Earlier, Lacson said at least four Chinese nationals convicted of drug offenses were released by the Bureau of Corrections last June. He said another Chinese drug lord was turned over to Immigration for deportation.

Lacson said 48 of the 1,914 inmates who had availed themselves of the benefits of the law had been convicted of drug-related offenses.

Asked if he thought the GCTA law was being abused, Lacson said that should be looked into this coming Monday during the Senate investigation on the implementation of the good-conduct law for convicted felons. 

The former head of the Philippine National Police expressed hope that the Justice department could still stop the deportation of the Chinese convicts who are still detained at the Bureau of Immigration.

He warned that once they were deported, the Philippine government could no longer go after them.  
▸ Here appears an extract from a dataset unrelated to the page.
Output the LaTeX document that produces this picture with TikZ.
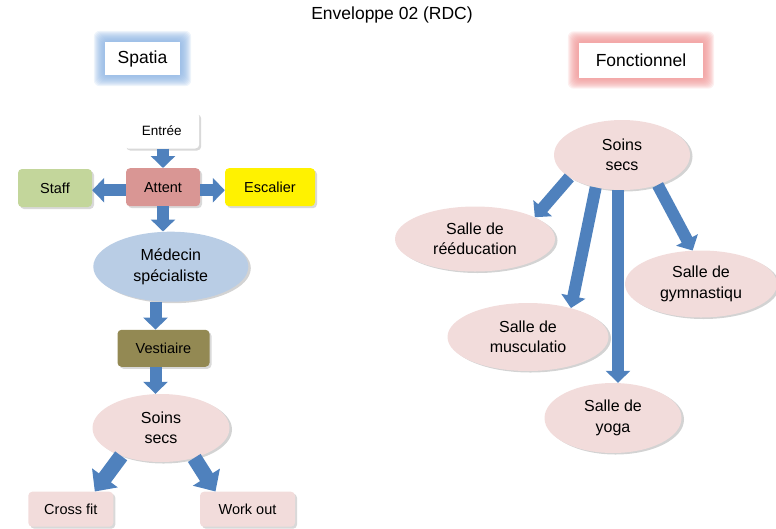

“They might return using another name and resume their drug trafficking activities,” Lacson said.

He also said those convicted for the abduction, rape and murder of the siblings Marijoy and Jacqueline Chiong in Cebu in 1997 had already been released from prison.

“The suspects in the Chiong sisters rape-slay were also released but the signatory was different. It was not Faeldon but by a certain Marquez, Lacson said.

“But only the BuCor director has the authority to release inmates.”